Updated at 5:01 p.m. Thursday with the correct amount Barstow Community College spent to print 8,000 class schedules last summer.
BARSTOW • In an effort to save money, Barstow Community College will no longer be printing or mailing class schedules to local residents.
Rather than print a schedule of classes, college officials encouraged new and existing students and residents to visit its Web site to register for courses this spring.
The college's student center was busy on the first day of classes Monday as students received information on financial aid and class registration. Those students were able to view a hard copy of the schedule on campus, but were unable to take one home with them, said college spokesperson Maureen Stokes.
And rather than receive a schedule in the mail, local residents received a postcard pointing them to the college's Web site.

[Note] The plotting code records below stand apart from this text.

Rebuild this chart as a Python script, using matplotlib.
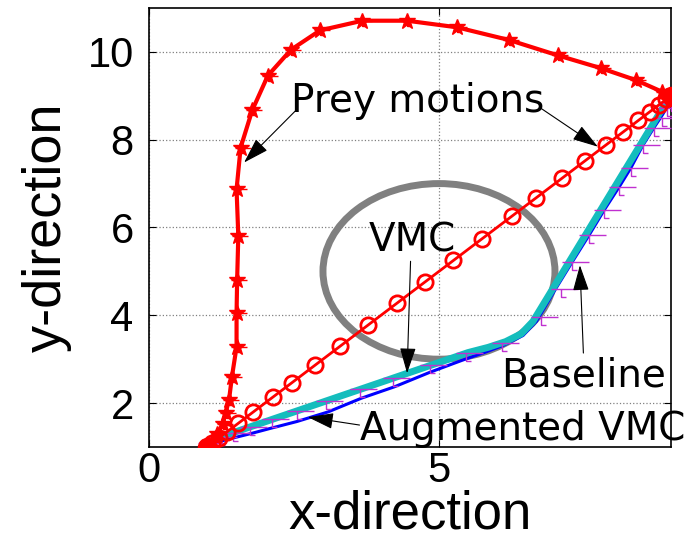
import numpy as np
import matplotlib
matplotlib.use('Agg')
from matplotlib import pyplot as plt
from matplotlib.path import Path
from matplotlib.patches import Circle

# prey motion 1: curved path with star markers
prey1_x = [1.0, 1.08, 1.17, 1.27, 1.32, 1.38, 1.43, 1.51, 1.51, 1.52, 1.54, 1.51, 1.58,
           1.78, 2.05, 2.45, 2.95, 3.68, 4.45, 5.31, 6.21, 7.05, 7.79, 8.39, 8.85, 9.0]
prey1_y = [1.0, 1.12, 1.3, 1.52, 1.77, 2.07, 2.6, 3.28, 4.05, 4.81, 5.81, 6.87, 7.82,
           8.67, 9.46, 10.05, 10.49, 10.71, 10.71, 10.56, 10.27, 9.92, 9.63, 9.36, 9.09, 9.0]

# prey motion 2: straight path with circle markers
prey2_x = [1.0, 1.08, 1.2, 1.35, 1.54, 1.80, 2.14, 2.46, 2.86, 3.29, 3.77, 4.28, 4.76,
           5.25, 5.74, 6.26, 6.67, 7.12, 7.52, 7.88, 8.17, 8.44, 8.64, 8.8, 8.92, 9.0]
prey2_y = prey2_x

# robot paths
vmc_x = [1.15, 5.5, 5.85, 6.15, 6.42, 6.62, 8.94, 8.98]
vmc_y = [1.19, 3.15, 3.27, 3.4, 3.58, 3.86, 8.9, 8.98]

aug_x = [1.0, 1.1, 1.31, 1.74, 2.11, 2.55, 3.09, 3.66, 4.23, 4.84, 5.41, 5.8, 6.12,
         6.45, 6.68, 7.02, 7.30, 7.59, 7.85, 8.11, 8.31, 8.51, 8.71, 8.85, 8.94, 9.0]
aug_y = [1.0, 1.06, 1.16, 1.3, 1.43, 1.58, 1.80, 2.11, 2.37, 2.70, 2.98, 3.16, 3.32,
         3.54, 3.86, 4.62, 5.22, 5.83, 6.40, 6.93, 7.36, 7.86, 8.28, 8.56, 8.76, 8.92]

# sample glyphs along the robot path
tick_x = [1.02, 1.22, 1.45, 1.74, 2.12, 2.55, 3.06, 3.63, 4.20, 4.84, 5.47, 6.09, 6.76,
          7.11, 7.30, 7.59, 7.85, 8.11, 8.31, 8.51, 8.71, 8.85, 8.94, 9.0]
tick_y = [1.08, 1.22, 1.33, 1.46, 1.63, 1.82, 2.05, 2.31, 2.57, 2.86, 3.14, 3.37, 3.95,
          4.6, 5.22, 5.83, 6.40, 6.93, 7.35, 7.88, 8.26, 8.49, 8.72, 8.83]

# obstacle
obstacle_center = (5.0, 5.0)
obstacle_radius = 2.0

tick_path = Path(
    [(-0.6, 0), (1, 0), (0, 0), (0, -0.5), (0, -0.5), (0.3, -0.5)],
    [Path.MOVETO, Path.LINETO, Path.MOVETO, Path.LINETO, Path.MOVETO, Path.LINETO],
)

fig = plt.figure(figsize=(6.85, 5.39), dpi=100)
ax = fig.add_axes([0.2175, 0.1707, 0.762, 0.8145])

ax.add_patch(Circle(obstacle_center, obstacle_radius, fill=False,
                    edgecolor='#808080', linewidth=5, zorder=2))

ax.plot(aug_x, aug_y, color='blue', linewidth=2.2, zorder=3)
ax.plot(vmc_x, vmc_y, color='#14BDBD', linewidth=5, zorder=4,
        solid_joinstyle='round')
ax.plot(tick_x, tick_y, linestyle='none', marker=tick_path, markersize=24,
        markeredgecolor='#C030D0', markeredgewidth=1.0, zorder=5)

ax.plot(prey2_x, prey2_y, color='red', linewidth=2, marker='o', markersize=11,
        markerfacecolor='none', markeredgecolor='red', markeredgewidth=2, zorder=6)
ax.plot(prey1_x, prey1_y, linestyle='none', marker=tick_path, markersize=15,
        markeredgecolor='red', markeredgewidth=1.0, zorder=6)
ax.plot(prey1_x, prey1_y, color='red', linewidth=3, marker='*', markersize=12,
        markeredgecolor='red', zorder=7)
ax.plot([prey1_x[0], prey1_x[-1]], [prey1_y[0], prey1_y[-1]], linestyle='none',
        marker='o', markersize=13, color='red', zorder=8)

txt = dict(fontsize=28, family='DejaVu Sans', color='black', zorder=9)
arw = dict(arrowstyle='-|>,head_length=0.8,head_width=0.25', color='black',
           lw=0.8, mutation_scale=20, shrinkA=0, shrinkB=0)

ax.text(4.63, 8.62, 'Prey motions', ha='center', va='baseline', **txt)
ax.annotate('', xy=(1.64, 7.48), xytext=(2.55, 8.69), arrowprops=arw, zorder=9)
ax.annotate('', xy=(7.74, 7.84), xytext=(6.73, 8.74), arrowprops=arw, zorder=9)

ax.text(4.54, 5.46, 'VMC', ha='center', va='baseline', **txt)
ax.annotate('', xy=(4.45, 2.68), xytext=(4.51, 5.23), arrowprops=arw, zorder=9)

ax.text(7.5, 2.38, 'Baseline', ha='center', va='baseline', **txt)
ax.annotate('', xy=(7.43, 5.14), xytext=(7.49, 3.14), arrowprops=arw, zorder=9)

ax.text(3.63, 1.16, 'Augmented VMC', ha='left', va='baseline', clip_on=False, **txt)
ax.annotate('', xy=(2.74, 1.68), xytext=(3.63, 1.5), arrowprops=arw, zorder=9)

ax.set_xlim(0, 9)
ax.set_ylim(1, 11)
ax.set_xticks([0, 5])
ax.set_yticks([2, 4, 6, 8, 10])
ax.grid(True, linestyle=':', color='#808080', linewidth=0.9)
ax.set_axisbelow(True)
ax.tick_params(direction='in', length=5, top=True, right=True, labelsize=30,
               labelfontfamily='Liberation Sans')
ax.tick_params(axis='x', pad=3)
ax.tick_params(axis='y', pad=11)
for s in ax.spines.values():
    s.set_linewidth(1.2)

ax.set_xlabel('x-direction', fontsize=38, family='Liberation Sans', labelpad=-1)
ax.set_ylabel('y-direction', fontsize=39, family='Liberation Sans', labelpad=11)

fig.savefig('out.png', dpi=100)
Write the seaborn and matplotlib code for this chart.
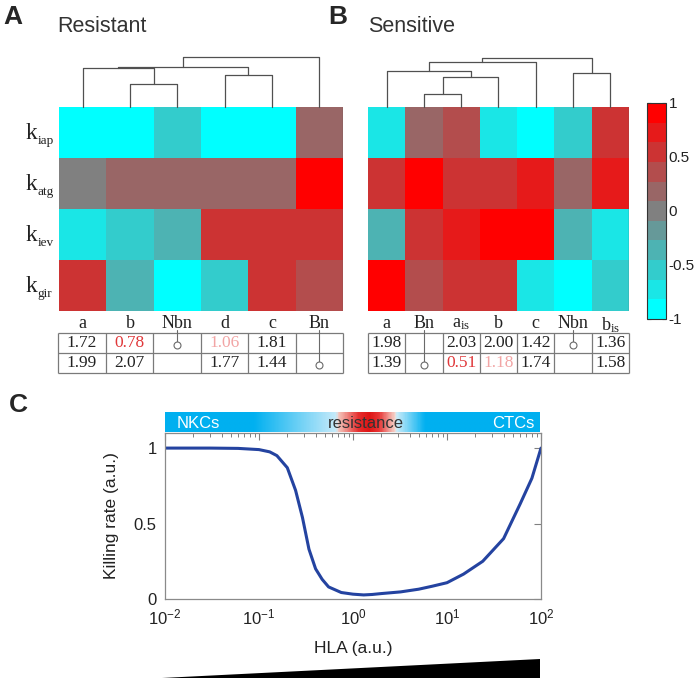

"Everyone who receives a schedule doesn't necessarily pick a class," Stokes said. "The post card was more effective at reminding those people that we are here and here's how you get access to classes."
This decision comes after the college decided to stop mailing schedules to local homes last summer to save money. Before then, the college had been printing 29,000 schedules — 25,000 of which were sent to local homes — at a cost of roughly $25,018 a year. About 8,000 schedules were produced last summer at a cost of about $4,707.
Schedules were sent to homes three times a year, Stokes said. Not doing so will save the college about $10,022 a year in postage.
In the future, the college may send out something more than a postcard to highlight a few of its programs and remind people to register for classes, Stokes said.
She noted that some community colleges, especially those in large cities, don't mail schedules to homes. Rather than spend money to print and distribute a schedule to each household in its district, Los Angeles City College advertises on the radio and on billboards and buses, Stokes said. Another community college distributed its schedules at the local Walmart.
"We're not in a dense populated area so doing bus (advertisements) wouldn't be as cost-effective as it would for a postcard," she said. "This is really for those individuals who constantly get schedules in the mail. The post card is a reminder that everything's online."
The number of full-time equivalent students attending classes for the spring semester is at 1,362 as of Thursday. Full-time student enrollment at the beginning of last spring was 1,199 students.